Injury-induced spinal motor neuron apoptosis is preceded by DNA single-strand breaks and is p53- and Bax-dependent.

The mechanisms of injury-induced apoptosis of neurons within the spinal cord are not understood. We used a model of peripheral nerve-spinal cord injury in the rat and mouse to induce motor neuron degeneration. In this animal model, unilateral avulsion of the sciatic nerve causes apoptosis of motor neurons. We tested the hypothesis that p53 and Bax regulate this neuronal apoptosis, and that DNA damage is an early upstream signal. Adult mice and rats received unilateral avulsions causing lumbar motor neurons to achieve endstage apoptosis at 7-14 days postlesion. This motor neuron apoptosis is blocked in bax(-/-) and p53(-/-) mice. Single-cell gel electrophoresis (comet assay), immunocytochemistry, and quantitative immunogold electron microscopy were used to measure molecular changes in motor neurons during the progression of apoptosis. Injured motor neurons accumulate single-strand breaks in DNA by 5 days. p53 accumulates in nuclei of motor neurons destined to undergo apoptosis. p53 is functionally activated by 4-5 days postlesion, as revealed by immunodetection of phosphorylated p53. Preapoptotically, Bax translocates to mitochondria, cytochrome c accumulates in the cytoplasm, and caspase-3 is activated.

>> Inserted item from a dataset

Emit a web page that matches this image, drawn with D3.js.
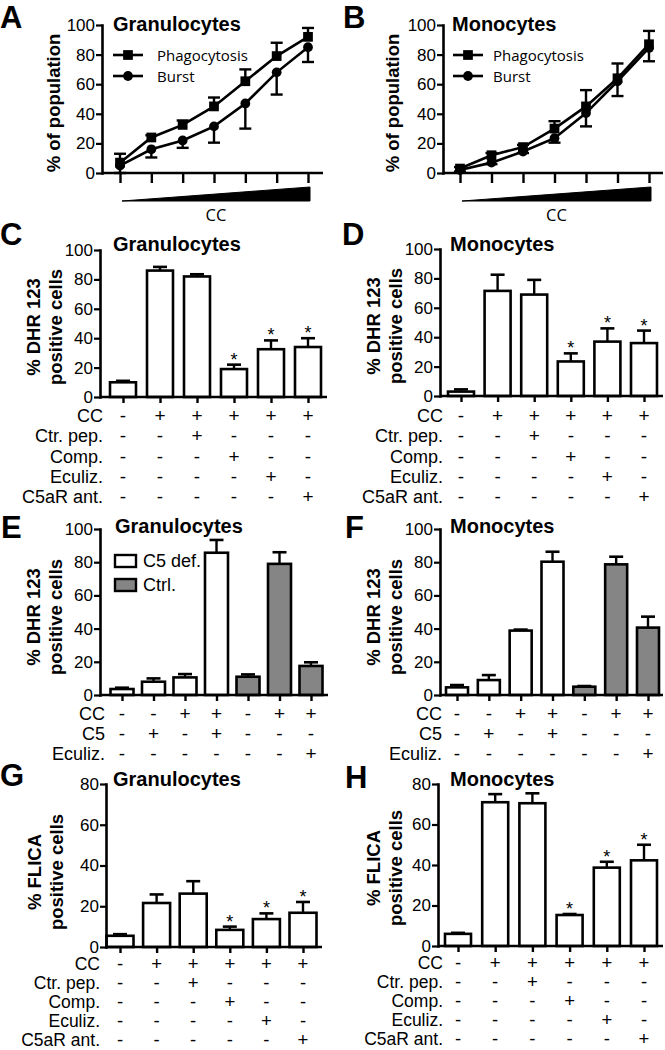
<!DOCTYPE html>
<html><head><meta charset="utf-8">
<script src="https://cdn.jsdelivr.net/npm/d3@7"></script>
<style>
body{margin:0;background:#fff}
svg{display:block}
text{fill:#000}
</style>
</head><body>
<svg id="c" width="665" height="1050"></svg>
<script>
// ---------------- DATA ----------------
const doseSteps = [1, 2, 3, 4, 5, 6, 7];
const lineSeries = ["Phagocytosis", "Burst"];
const granPhago = [7, 24, 32.5, 45, 62, 79, 92];
const granPhagoErr = [6, 1.5, 3, 6, 8, 9, 6];
const granBurst = [5, 16, 22, 31.5, 47, 68, 85];
const granBurstErr = [5, 5.5, 5, 11, 17, 15, 10];
const monoPhago = [3, 12, 17.5, 30, 45, 64, 87];
const monoPhagoErr = [1, 1.5, 1.5, 5, 11, 10, 9];
const monoBurst = [2, 7, 14.5, 23.5, 40.5, 62, 84.5];
const monoBurstErr = [1, 1, 1, 3, 9, 10, 9];

const inhibRowLabels = ["CC", "Ctr. pep.", "Comp.", "Eculiz.", "C5aR ant."];
const inhibRows = [
  ["-", "+", "+", "+", "+", "+"],
  ["-", "-", "+", "-", "-", "-"],
  ["-", "-", "-", "+", "-", "-"],
  ["-", "-", "-", "-", "+", "-"],
  ["-", "-", "-", "-", "-", "+"]
];
const inhibSig = [0, 0, 0, 1, 1, 1];

const dhrGran = [10, 86, 82, 19, 32.5, 34];
const dhrGranErr = [1, 2.5, 1.5, 3, 6, 6];
const dhrMono = [3, 71.5, 69, 23.5, 37, 36];
const dhrMonoErr = [1.5, 11, 10, 5.5, 9, 8.5];

const c5RowLabels = ["CC", "C5", "Eculiz."];
const c5Rows = [
  ["-", "-", "+", "+", "-", "+", "+"],
  ["-", "+", "-", "+", "-", "-", "-"],
  ["-", "-", "-", "-", "-", "-", "+"]
];
const c5Groups = ["C5 def.", "C5 def.", "C5 def.", "C5 def.", "Ctrl.", "Ctrl.", "Ctrl."];
const c5Legend = ["C5 def.", "Ctrl."];
const c5Gran = [3.6, 8, 10.6, 85.7, 11, 79, 17.5];
const c5GranErr = [0.8, 2, 2, 7.7, 1.4, 7, 2.2];
const c5Mono = [4.6, 9, 38.8, 80.3, 5, 78.7, 40.6];
const c5MonoErr = [1.4, 3, 0.6, 6, 0.4, 4.6, 6.6];

const flicaGran = [5.5, 21.6, 26.2, 8.4, 13.7, 16.8];
const flicaGranErr = [0.8, 4.2, 6.1, 1.6, 2.8, 5.3];
const flicaMono = [6, 71, 70.5, 15.3, 38.7, 42.3];
const flicaMonoErr = [0.5, 4, 4.9, 0.5, 2.9, 7.7];

const ticks100 = [0, 20, 40, 60, 80, 100];
const ticks80 = [0, 20, 40, 60, 80];

// ---------------- STYLE ----------------
const FONT = '"Liberation Sans", Arial, sans-serif';
const FONT2 = '"Open Sans", "Noto Sans", sans-serif';
const groupFill = d3.scaleOrdinal().domain(c5Legend).range(["#ffffff", "#858585"]);
const svg = d3.select("#c").attr("font-family", FONT);

function yAxis(g, y, x0, ticks) {
  const a = g.append("g").attr("transform", `translate(${x0},0)`)
    .call(d3.axisLeft(y).tickValues(ticks).tickSize(6).tickPadding(1).tickSizeOuter(0));
  a.attr("font-size", 17).attr("font-family", FONT);
  a.select(".domain").attr("stroke-width", 2.6).attr("stroke-linecap", "square");
  a.selectAll(".tick line").attr("stroke-width", 2.2);
  a.selectAll(".tick text").attr("fill", "#000");
}
function xAxis(g, x, y0, x0, x1, tick) {
  g.append("line").attr("x1", x0).attr("x2", x1).attr("y1", y0).attr("y2", y0)
    .attr("stroke", "#000").attr("stroke-width", 2.6);
  const a = g.append("g").attr("transform", `translate(0,${y0})`)
    .call(d3.axisBottom(x).tickSize(tick).tickFormat(""));
  a.select(".domain").remove();
  a.selectAll(".tick line").attr("stroke-width", 2.4);
}
function yTitle(g, lines, cx, cy, size) {
  const n = lines.length;
  lines.forEach((t, i) => {
    g.append("text")
      .attr("transform", `translate(${cx + (i - (n - 1) / 2) * 22},${cy}) rotate(-90)`)
      .attr("text-anchor", "middle").attr("dy", "0.35em")
      .attr("font-size", size).attr("font-weight", "bold").text(t);
  });
}
function label(g, txt, x, y, size) {
  g.append("text").attr("x", x).attr("y", y).attr("font-size", size)
    .attr("font-weight", "bold").text(txt);
}

function linePanel(L, s1, e1, s2, e2) {
  const g = svg.append("g");
  const y = d3.scaleLinear().domain([0, 100]).range([L.y0, L.y1]);
  const x = d3.scalePoint().domain(doseSteps).range([L.c0, L.c1]);
  const line = d3.line().x((d, i) => x(doseSteps[i])).y(d => y(d));
  const sq = d3.symbol().type(d3.symbolSquare).size(95)();
  const ci = d3.symbol().type(d3.symbolCircle).size(75)();
  const drawErr = (vals, errs, dir) => {
    vals.forEach((v, i) => {
      const cx = x(doseSteps[i]);
      const ye = y(Math.max(0, v + dir * errs[i]));
      g.append("line").attr("x1", cx).attr("x2", cx).attr("y1", y(v)).attr("y2", ye)
        .attr("stroke", "#000").attr("stroke-width", 2.4);
      g.append("line").attr("x1", cx - 6).attr("x2", cx + 6).attr("y1", ye).attr("y2", ye)
        .attr("stroke", "#000").attr("stroke-width", 2.4);
    });
  };
  drawErr(s1, e1, 1);
  drawErr(s2, e2, -1);
  g.append("path").attr("d", line(s1)).attr("fill", "none").attr("stroke", "#000").attr("stroke-width", 2.6);
  g.append("path").attr("d", line(s2)).attr("fill", "none").attr("stroke", "#000").attr("stroke-width", 2.6);
  s1.forEach((v, i) => g.append("path").attr("d", sq).attr("transform", `translate(${x(doseSteps[i])},${y(v)})`));
  s2.forEach((v, i) => g.append("path").attr("d", ci).attr("transform", `translate(${x(doseSteps[i])},${y(v)})`));
  yAxis(g, y, L.ax, ticks100);
  xAxis(g, x, L.y0, L.ax, L.ax1, 10);
  const xa = x(doseSteps[0]) + 2, xb = x(doseSteps[doseSteps.length - 1]) + 2;
  g.append("path").attr("d", `M${xa},${L.wb}L${xb},${L.wt}L${xb},${L.wb}Z`).attr("fill", "#000")
    .attr("stroke", "#000").attr("stroke-width", 1);
  g.append("text").attr("x", (xa + xb) / 2).attr("y", L.wb + 20).attr("text-anchor", "middle")
    .attr("font-family", FONT2).attr("font-size", 16.5).text("CC");
  [sq, ci].forEach((sym, k) => {
    const ly = L.ly[k];
    g.append("line").attr("x1", L.lx0).attr("x2", L.lx1).attr("y1", ly).attr("y2", ly)
      .attr("stroke", "#000").attr("stroke-width", 2.6);
    g.append("path").attr("d", sym).attr("transform", `translate(${(L.lx0 + L.lx1) / 2},${ly})`);
    g.append("text").attr("x", L.tx).attr("y", ly + 6).attr("font-family", FONT2)
      .attr("font-size", 15).text(lineSeries[k]);
  });
  yTitle(g, ["% of population"], L.ytx, L.yty, 18.5);
  label(g, L.title, L.tlx, L.tly, 20);
  label(g, L.letter, L.lex, L.ley, 31);
}

function barPanel(L, vals, errs, sig, fills, rowLabels, rows, ytitle, ticks) {
  const g = svg.append("g");
  const y = d3.scaleLinear().domain([0, L.ymax]).range([L.y0, L.y1]);
  const x = d3.scalePoint().domain(d3.range(vals.length)).range([L.c0, L.c1]);
  vals.forEach((v, i) => {
    const cx = x(i), ye = y(v + errs[i]);
    g.append("line").attr("x1", cx).attr("x2", cx).attr("y1", y(v)).attr("y2", ye)
      .attr("stroke", "#000").attr("stroke-width", 2.4);
    g.append("line").attr("x1", cx - 7).attr("x2", cx + 7).attr("y1", ye).attr("y2", ye)
      .attr("stroke", "#000").attr("stroke-width", 2.6);
    g.append("rect").attr("x", cx - L.bw / 2).attr("y", y(v)).attr("width", L.bw)
      .attr("height", y(0) - y(v)).attr("fill", fills ? groupFill(fills[i]) : "#fff")
      .attr("stroke", "#000").attr("stroke-width", 2.6);
    if (sig && sig[i]) {
      g.append("text").attr("x", cx).attr("y", ye + 1).attr("text-anchor", "middle")
        .attr("font-size", 18).text("*");
    }
  });
  yAxis(g, y, L.ax, ticks);
  xAxis(g, x, L.y0, L.ax, L.ax1, 6);
  rowLabels.forEach((lab, r) => {
    const ry = L.ry0 + r * L.rdy;
    g.append("text").attr("x", L.lx).attr("y", ry).attr("text-anchor", "end")
      .attr("font-size", L.rfs || 18).text(lab);
    rows[r].forEach((s, i) => {
      g.append("text").attr("x", x(i)).attr("y", ry).attr("text-anchor", "middle")
        .attr("font-size", (L.rfs || 18) + 1).text(s);
    });
  });
  yTitle(g, ytitle, L.ytx, L.yty, 18.5);
  label(g, L.title, L.tlx, L.tly, 20);
  label(g, L.letter, L.lex, L.ley, 31);
  if (L.legend) {
    c5Legend.forEach((k, j) => {
      const ly = L.legend.y + j * 24;
      g.append("rect").attr("x", L.legend.x).attr("y", ly).attr("width", 21).attr("height", 12)
        .attr("fill", groupFill(k)).attr("stroke", "#000").attr("stroke-width", 2.4);
      g.append("text").attr("x", L.legend.x + 28).attr("y", ly + 12).attr("font-size", 18).text(k);
    });
  }
}

// ---------------- PANELS ----------------
linePanel({ax: 102, ax1: 323, y0: 173, y1: 25, c0: 120, c1: 308, wt: 187, wb: 201,
  lx0: 113, lx1: 143, ly: [55, 76], tx: 157, ytx: 54, yty: 103,
  title: "Granulocytes", tlx: 113, tly: 31, letter: "A", lex: 0, ley: 28},
  granPhago, granPhagoErr, granBurst, granBurstErr);
linePanel({ax: 443, ax1: 663, y0: 173, y1: 25, c0: 460, c1: 649, wt: 187, wb: 201,
  lx0: 453, lx1: 483, ly: [55, 76], tx: 493, ytx: 393, yty: 103,
  title: "Monocytes", tlx: 452, tly: 31, letter: "B", lex: 343, ley: 28},
  monoPhago, monoPhagoErr, monoBurst, monoBurstErr);

barPanel({ax: 100, ax1: 327, y0: 397, y1: 250, ymax: 100, c0: 123, c1: 308, bw: 26,
  ry0: 422, rdy: 20.3, lx: 103, ytx: 45, yty: 327,
  title: "Granulocytes", tlx: 113, tly: 251, letter: "C", lex: 0, ley: 245},
  dhrGran, dhrGranErr, inhibSig, null, inhibRowLabels, inhibRows, ["% DHR 123", "positive cells"], ticks100);
barPanel({ax: 440, ax1: 663, y0: 396, y1: 249, ymax: 100, c0: 461, c1: 644, bw: 26,
  ry0: 422, rdy: 20.3, lx: 443, ytx: 385, yty: 326,
  title: "Monocytes", tlx: 450, tly: 251, letter: "D", lex: 342, ley: 245},
  dhrMono, dhrMonoErr, inhibSig, null, inhibRowLabels, inhibRows, ["% DHR 123", "positive cells"], ticks100);

barPanel({ax: 100, ax1: 328, y0: 695, y1: 529, ymax: 100, c0: 122, c1: 311, bw: 23,
  ry0: 720, rdy: 20, lx: 105, ytx: 45, yty: 617, legend: {x: 115, y: 555},
  title: "Granulocytes", tlx: 115, tly: 533, letter: "E", lex: 1, ley: 538},
  c5Gran, c5GranErr, null, c5Groups, c5RowLabels, c5Rows, ["% DHR 123", "positive cells"], ticks100);
barPanel({ax: 440, ax1: 663, y0: 695, y1: 529, ymax: 100, c0: 457, c1: 648, bw: 22,
  ry0: 720, rdy: 20, lx: 442, ytx: 385, yty: 617,
  title: "Monocytes", tlx: 450, tly: 533, letter: "F", lex: 345, ley: 538},
  c5Mono, c5MonoErr, null, c5Groups, c5RowLabels, c5Rows, ["% DHR 123", "positive cells"], ticks100);

barPanel({ax: 106, ax1: 322, y0: 947, y1: 784, ymax: 80, c0: 120, c1: 303, bw: 27,
  ry0: 970, rdy: 19, lx: 100, rfs: 17.5, ytx: 46, yty: 872,
  title: "Granulocytes", tlx: 113, tly: 786, letter: "G", lex: 0, ley: 786},
  flicaGran, flicaGranErr, inhibSig, null, inhibRowLabels, inhibRows, ["% FLICA", "positive cells"], ticks80);
barPanel({ax: 438, ax1: 663, y0: 946, y1: 784, ymax: 80, c0: 458, c1: 644, bw: 26,
  ry0: 969, rdy: 19.1, lx: 443, rfs: 17.5, ytx: 385, yty: 868,
  title: "Monocytes", tlx: 450, tly: 786, letter: "H", lex: 345, ley: 788},
  flicaMono, flicaMonoErr, inhibSig, null, inhibRowLabels, inhibRows, ["% FLICA", "positive cells"], ticks80);
</script>
</body></html>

These results demonstrate that motor neuron apoptosis in the adult spinal cord is controlled by upstream mechanisms involving DNA damage and activation of p53 and downstream mechanisms involving upregulated Bax and cytochrome c and their translocation, accumulation of mitochondria, and activation of caspase-3. We conclude that adult motor neuron death after nerve avulsion is DNA damage-induced, p53- and Bax-dependent apoptosis.